# Keanu Reeves Stars in Sexy Thriller Knock Knock on Blu-ray, DVD and Digital HD December 8



## Mike Edwards (Mar 10, 2011)

One of the hottest tickets at the 2015 Sundance Film Festival, Knock Knock, the sexy new thriller from co-writer/director Eli Roth (Cabin Fever, Hostel), arrives on Blu-ray™ (plus Digital HD), DVD (plus Digital) and Digital HD on December 8 from Lionsgate Home Entertainment. The film is currently available On Demand. Knock Knock stars Keanu Reeves (John Wick) as a man whose good intentions lead to deadly consequences when he helps two strangers who ask for his assistance. Lorenza Izzo (The Green Inferno) and Ana de Armas (TV's "El Internado") are "irresistibly sexy" (Mashable) as Reeves' twisted visitors.
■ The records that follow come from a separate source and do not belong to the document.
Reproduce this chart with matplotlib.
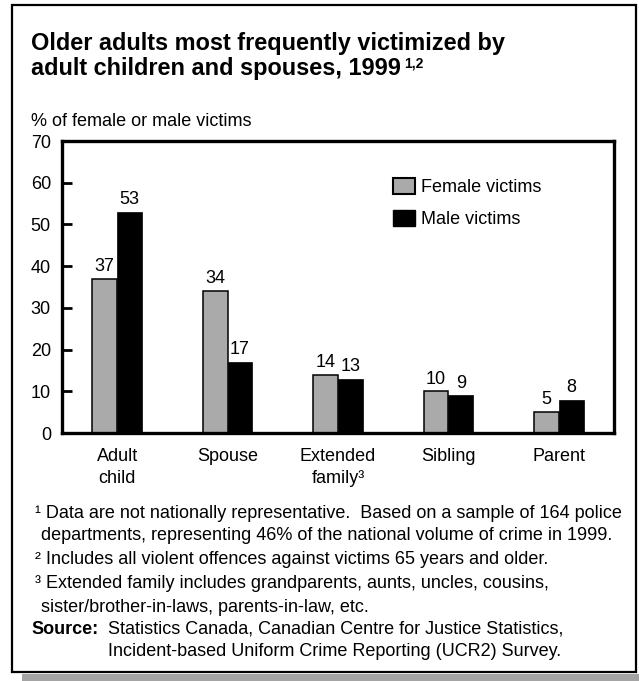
import matplotlib
matplotlib.use("Agg")
import matplotlib.pyplot as plt
import numpy as np
from matplotlib.patches import Rectangle, Patch

plt.rcParams['font.family'] = ['Liberation Sans', 'DejaVu Sans']

categories = ["Adult\nchild", "Spouse", "Extended\nfamily³", "Sibling", "Parent"]
female = [37, 34, 14, 10, 5]
male = [53, 17, 13, 9, 8]
yticks = [0, 10, 20, 30, 40, 50, 60, 70]

title1 = "Older adults most frequently victimized by"
title2 = "adult children and spouses, 1999"
title_sup = "1,2"
ylabel = "% of female or male victims"
notes = [
    "¹ Data are not nationally representative.  Based on a sample of 164 police",
    "departments, representing 46% of the national volume of crime in 1999.",
    "² Includes all violent offences against victims 65 years and older.",
    "³ Extended family includes grandparents, aunts, uncles, cousins,",
    "sister/brother-in-laws, parents-in-law, etc.",
]
source = ["Statistics Canada, Canadian Centre for Justice Statistics,",
          "Incident-based Uniform Crime Reporting (UCR2) Survey."]

W, H = 639, 681
fig = plt.figure(figsize=(W / 100, H / 100), dpi=100)
renderer = fig.canvas.get_renderer()

def fx(px):
    return px / W

def fy(py):
    return 1 - py / H

def fit(t, target_px):
    w = t.get_window_extent(renderer).width
    t.set_fontsize(t.get_fontsize() * target_px / w)
    return t.get_fontsize()

# shadow and frame
fig.patches.append(Rectangle((fx(22), fy(681)), fx(639) - fx(22), fy(674) - fy(681),
                             transform=fig.transFigure, facecolor='#a4a4a4', edgecolor='none', zorder=0))
fig.patches.append(Rectangle((fx(12), fy(672)), fx(636) - fx(12), fy(5) - fy(672),
                             transform=fig.transFigure, facecolor='white', edgecolor='black',
                             linewidth=1.6, zorder=1))

ax = fig.add_axes([fx(62), fy(433), fx(614) - fx(62), fy(141) - fy(433)])
ax.set_zorder(2)
x = np.arange(len(categories))
bw = 0.225
b1 = ax.bar(x - bw / 2, female, bw, color='#aaaaaa', edgecolor='black', linewidth=1.1)
b2 = ax.bar(x + bw / 2, male, bw, color='black', edgecolor='black', linewidth=0.5)

for bars, vals in ((b1, female), (b2, male)):
    for rect, v in zip(bars, vals):
        ax.text(rect.get_x() + rect.get_width() / 2, v + 0.9, str(v), ha='center', va='bottom',
                fontsize=13)

ax.set_xlim(-0.5, 4.5)
ax.set_ylim(0, 70)
ax.set_yticks(yticks)
ax.set_yticklabels([str(t) for t in yticks], fontsize=13)
ax.tick_params(axis='y', direction='in', length=7, width=2, pad=8)
ax.set_xticks(x)
ax.set_xticklabels(categories, fontsize=13, linespacing=1.4)
ax.tick_params(axis='x', length=0, pad=11)
for s in ax.spines.values():
    s.set_linewidth(2.4)

handles = [Patch(facecolor='#aaaaaa', edgecolor='black', linewidth=1.5, label='Female victims'),
           Patch(facecolor='black', edgecolor='black', label='Male victims')]
ax.legend(handles=handles, loc='upper left', bbox_to_anchor=((393 - 62) / 552, (433 - 178) / 292),
          frameon=False, fontsize=13, handlelength=1.2, handleheight=0.95, handletextpad=0.33,
          labelspacing=0.8, borderaxespad=0, borderpad=0)

# title
t1 = fig.text(fx(31), fy(50), title1, fontsize=14.5, fontweight='bold', va='baseline', ha='left')
tsize = fit(t1, 474)
t2 = fig.text(fx(31), fy(75), title2, fontsize=tsize, fontweight='bold', va='baseline', ha='left')
bb = t2.get_window_extent(renderer)
fig.text(bb.x1 / W + fx(3), fy(67), title_sup, fontsize=10, fontweight='bold',
         va='baseline', ha='left')

fig.text(fx(31), fy(121), ylabel, fontsize=13, va='center', ha='left')

n1 = fig.text(fx(35), fy(514), notes[0], fontsize=12, va='center', ha='left')
nsize = fit(n1, 590)
note_pos = [(41, 536), (35, 559), (35, 583), (41, 607)]
for (px, py), s in zip(note_pos, notes[1:]):
    fig.text(fx(px), fy(py), s, fontsize=nsize, va='center', ha='left')
fig.text(fx(31), fy(629), "Source:", fontsize=nsize, fontweight='bold', va='center', ha='left')
for py, s in zip((629, 651), source):
    fig.text(fx(108), fy(py), s, fontsize=nsize, va='center', ha='left')

fig.savefig("out.png", dpi=100)
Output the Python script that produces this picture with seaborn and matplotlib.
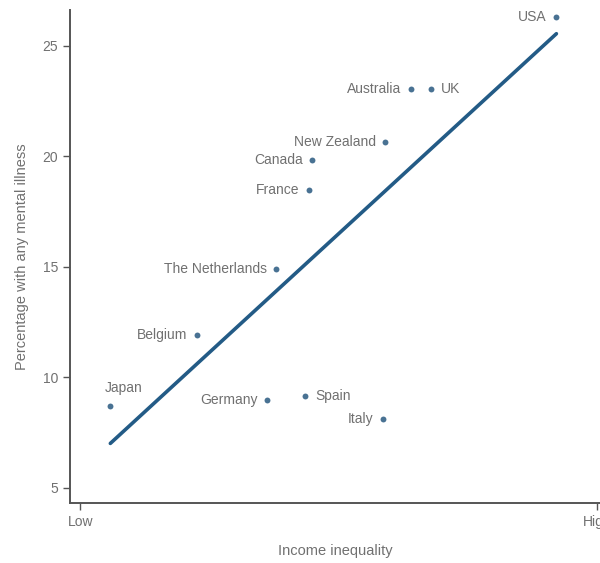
import matplotlib
matplotlib.use("Agg")
import matplotlib.pyplot as plt
import seaborn as sns
import pandas as pd

# values (x: 0 = low inequality, 1 = high)
countries = ["USA", "Australia", "UK", "New Zealand", "Canada", "France",
             "The Netherlands", "Belgium", "Japan", "Germany", "Spain", "Italy"]
inequality = [0.921, 0.640, 0.679, 0.590, 0.449, 0.443,
              0.379, 0.226, 0.058, 0.362, 0.435, 0.586]
mental_illness = [26.3, 23.05, 23.05, 20.66, 19.84, 18.5,
                  14.9, 11.9, 8.7, 9.0, 9.15, 8.1]
label_side = ["left", "left", "right", "left", "left", "left",
              "left", "left", "above", "left", "right", "left"]

df = pd.DataFrame({"country": countries, "x": inequality, "y": mental_illness})

sns.set_style("ticks")
plt.rcParams["font.family"] = ["Liberation Sans", "DejaVu Sans"]
grey = "#707070"
blue = "#235b86"

fig = plt.figure(figsize=(6, 5.63), dpi=100)
ax = fig.add_axes([0.1167, 0.1066, 0.883, 0.8757])

sns.regplot(data=df, x="x", y="y", ci=None, ax=ax,
            scatter_kws={"s": 18, "color": "#1c4f78", "linewidths": 0},
            line_kws={"color": blue, "lw": 2.6})

for name, xv, yv, side in zip(countries, inequality, mental_illness, label_side):
    if side == "left":
        ax.annotate(name, (xv, yv), xytext=(-7, 0), textcoords="offset points",
                    ha="right", va="center", fontsize=10, color=grey)
    elif side == "right":
        ax.annotate(name, (xv, yv), xytext=(7, 0), textcoords="offset points",
                    ha="left", va="center", fontsize=10, color=grey)
    else:
        ax.annotate(name, (xv, yv), xytext=(-4, 8), textcoords="offset points",
                    ha="left", va="bottom", fontsize=10, color=grey)

ax.set_xlim(-0.02, 1.005)
ax.set_ylim(4.32, 26.63)
ax.set_xticks([0, 1])
ax.set_xticklabels(["Low", "High"])
ax.set_yticks([5, 10, 15, 20, 25])
ax.tick_params(colors="#555555", labelcolor=grey, labelsize=10, length=5, width=1)
ax.set_xlabel("Income inequality", fontsize=10.5, color=grey, labelpad=11)
ax.set_ylabel("Percentage with any mental illness", fontsize=10.5, color=grey, labelpad=10)

for s in ["top", "right"]:
    ax.spines[s].set_visible(False)
for s in ["left", "bottom"]:
    ax.spines[s].set_color("#555555")
    ax.spines[s].set_linewidth(1.4)

fig.savefig("out.png", dpi=100)
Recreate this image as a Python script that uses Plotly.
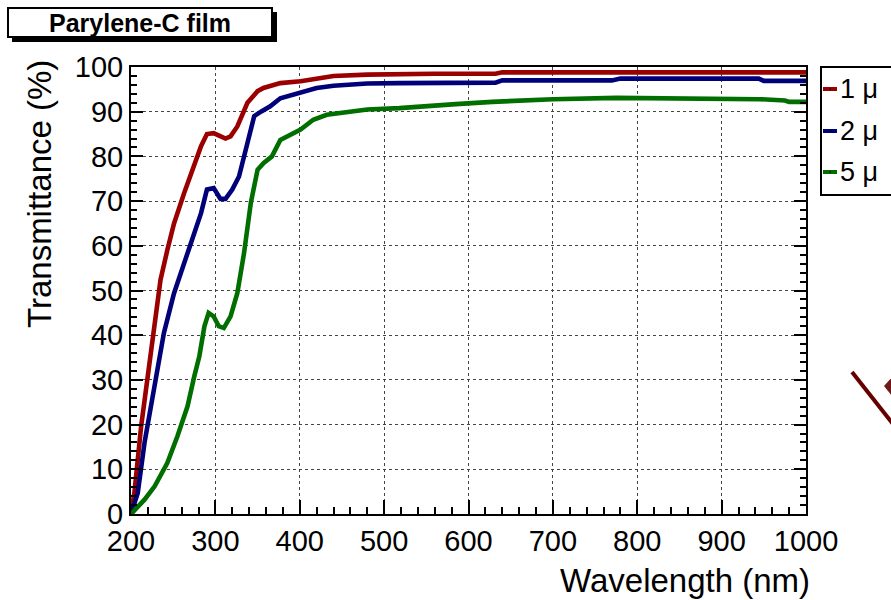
import plotly.graph_objects as go

# ---------------- data ----------------
wl_1um = [200, 204, 212, 220, 228, 235, 243, 251, 263, 275, 283, 290, 298, 305, 312, 318, 326,
          338, 350, 357, 365, 377, 401, 420, 440, 480, 520, 560, 600, 632, 640, 700, 800, 900, 1000]
t_1um = [0, 4.7, 19.6, 30.8, 43.5, 52.4, 59, 65, 71.8, 78.5, 82.3, 85, 85.2, 84.6, 84, 84.5, 86.7,
         92, 94.6, 95.3, 95.7, 96.4, 96.8, 97.5, 98, 98.3, 98.5, 98.5, 98.5, 98.5, 98.8, 98.8, 98.8, 98.8, 98.8]

wl_2um = [200, 208, 216, 228, 239, 251, 263, 275, 283, 290, 298, 306, 312, 320, 328, 338, 346,
          354, 365, 377, 401, 420, 440, 480, 518, 632, 640, 770, 780, 944, 950, 1000]
t_2um = [0, 4.7, 15.9, 29.3, 40.5, 49.4, 56.2, 62.9, 67.3, 72.6, 72.9, 70.5, 70.5, 72.6, 75.5, 83, 89,
         90, 91.2, 93, 94.2, 95.3, 95.8, 96.3, 96.4, 96.5, 97.0, 97.0, 97.4, 97.4, 96.9, 96.9]

wl_5um = [200, 216, 228, 243, 255, 267, 275, 281, 287, 292, 298, 304, 310, 318, 326, 334, 342,
          350, 357, 367, 377, 389, 401, 416, 432, 448, 480, 518, 550, 585, 628, 664, 700, 775,
          936, 945, 975, 980, 1000]
t_5um = [0, 3.2, 6.2, 11.4, 17.4, 24.1, 30.8, 35.3, 42, 45, 44.2, 42, 41.6, 44.2, 49.4, 58.4, 69.6,
         77, 78.5, 80, 83.7, 84.9, 86, 88.2, 89.3, 89.7, 90.5, 90.8, 91.3, 91.7, 92.2, 92.5, 92.8, 93.1,
         93.0, 92.8, 92.5, 92.2, 92.2]

series_names = ["1 μ", "2 μ", "5 μ"]
series_colors = ["#9b0000", "#000078", "#006f00"]

x_ticks = [200, 300, 400, 500, 600, 700, 800, 900, 1000]
y_ticks = [0, 10, 20, 30, 40, 50, 60, 70, 80, 90, 100]

title_text = "Parylene-C film"
x_title = "Wavelength (nm)"
y_title = "Transmittance (%)"

# ---------------- layout geometry (pixels) ----------------
W, H = 891, 600
L, R, T, B = 131, 85, 67, 86
PW, PH = W - L - R, H - T - B


def px(x):
    return (x - L) / PW


def py(y):
    return (H - B - y) / PH


FONT = "Liberation Sans, Arial, sans-serif"

fig = go.Figure()
for wl, t, name, col in zip([wl_1um, wl_2um, wl_5um], [t_1um, t_2um, t_5um], series_names, series_colors):
    fig.add_trace(go.Scatter(x=wl, y=t, mode="lines", name=name,
                             line=dict(color=col, width=4.6), showlegend=False))

axis_common = dict(
    showline=True, linecolor="black", linewidth=2,
    ticks="inside", tickcolor="black", tickwidth=2,
    showgrid=True, gridcolor="#444444", gridwidth=1, griddash="dot",
    zeroline=False,
    tickfont=dict(family=FONT, size=29, color="black"),
)

fig.update_xaxes(range=[200, 1000], tickvals=x_ticks, ticktext=[str(v) for v in x_ticks],
                 ticklen=14, mirror=True,
                 minor=dict(dtick=20, ticklen=7, ticks="inside", tickcolor="black", tickwidth=2, showgrid=False),
                 **axis_common)
fig.update_yaxes(range=[0, 100], tickvals=y_ticks, ticktext=[str(v) for v in y_ticks],
                 ticklen=12, mirror="ticks",
                 minor=dict(dtick=2, ticklen=6, ticks="inside", tickcolor="black", tickwidth=2, showgrid=False),
                 **axis_common)

shapes = []
annotations = []

# title box with shadow
shapes.append(dict(type="rect", xref="paper", yref="paper", x0=px(12), x1=px(277), y0=py(12), y1=py(42),
                   fillcolor="black", line=dict(color="black", width=0), layer="above"))
shapes.append(dict(type="rect", xref="paper", yref="paper", x0=px(8), x1=px(272), y0=py(8), y1=py(37),
                   fillcolor="white", line=dict(color="black", width=2), layer="above"))
annotations.append(dict(text="<b>" + title_text + "</b>", xref="paper", yref="paper",
                        x=px(140), y=py(23), xanchor="center", yanchor="middle", showarrow=False,
                        font=dict(family=FONT, size=25, color="black")))

# legend box (drawn manually, partially outside canvas)
shapes.append(dict(type="rect", xref="paper", yref="paper", x0=px(821), x1=px(905), y0=py(67), y1=py(195),
                   fillcolor="white", line=dict(color="black", width=2), layer="above"))
leg_y = [89, 131, 172]
for name, col, yy in zip(series_names, series_colors, leg_y):
    shapes.append(dict(type="line", xref="paper", yref="paper", x0=px(823), x1=px(837), y0=py(yy), y1=py(yy),
                       line=dict(color=col, width=4), layer="above"))
    shapes.append(dict(type="rect", xref="paper", yref="paper", x0=px(829.5), x1=px(831), y0=py(yy - 0.7),
                       y1=py(yy + 0.7), fillcolor="black", line=dict(width=0), layer="above"))
    annotations.append(dict(text=name, xref="paper", yref="paper", x=px(838), y=py(yy),
                            xanchor="left", yanchor="middle", showarrow=False,
                            font=dict(family=FONT, size=27, color="black")))

# axis titles (ROOT style: right / top aligned)
annotations.append(dict(text=x_title, xref="paper", yref="paper", x=px(812), y=py(580),
                        xanchor="right", yanchor="middle", showarrow=False,
                        font=dict(family=FONT, size=33, color="black")))
annotations.append(dict(text=y_title, xref="paper", yref="paper", x=px(40), y=py(58),
                        xanchor="center", yanchor="top", showarrow=False, textangle=-90,
                        font=dict(family=FONT, size=33, color="black")))

# stray dark-red arrow fragment at the right edge
shapes.append(dict(type="line", xref="paper", yref="paper", x0=px(852), y0=py(372), x1=px(893), y1=py(424),
                   line=dict(color="#660000", width=4), layer="above"))
shapes.append(dict(type="path", xref="paper", yref="paper",
                   path=f"M {px(892)} {py(377)} L {px(884)} {py(386)} L {px(892)} {py(396)} Z",
                   fillcolor="#6e1a1a", line=dict(width=0), layer="above"))

fig.update_layout(
    width=W, height=H,
    margin=dict(l=L, r=R, t=T, b=B, pad=0),
    paper_bgcolor="white", plot_bgcolor="white",
    shapes=shapes, annotations=annotations,
    showlegend=False,
)

fig.write_html("out.html")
When a devoted husband and father is left home alone for the weekend, two stranded young women unexpectedly knock on his door for help. What starts out as a kind gesture results in a dangerous seduction and a deadly game of cat and mouse. A sexy new thriller from director Eli Roth, Knock Knock stars Keanu Reeves as the family man who falls into temptation and Lorenza Izzo and Ana de Armas as the seductresses who wreak havoc upon his life, turning a married man's dark fantasy into his worst nightmare. 

The Knock Knock home entertainment release includes audio commentary with the cast and crew, deleted scenes and a behind-the-scenes featurette. The Knock Knock Blu-ray and DVD will be available for the suggested retail price of $19.99 and $19.98, respectively. Screenplay by Eli Roth & Nicolás López & Guillermo Amoedo. Story by Anthony Overman and Michael Ronald Ross. Directed by Eli Roth.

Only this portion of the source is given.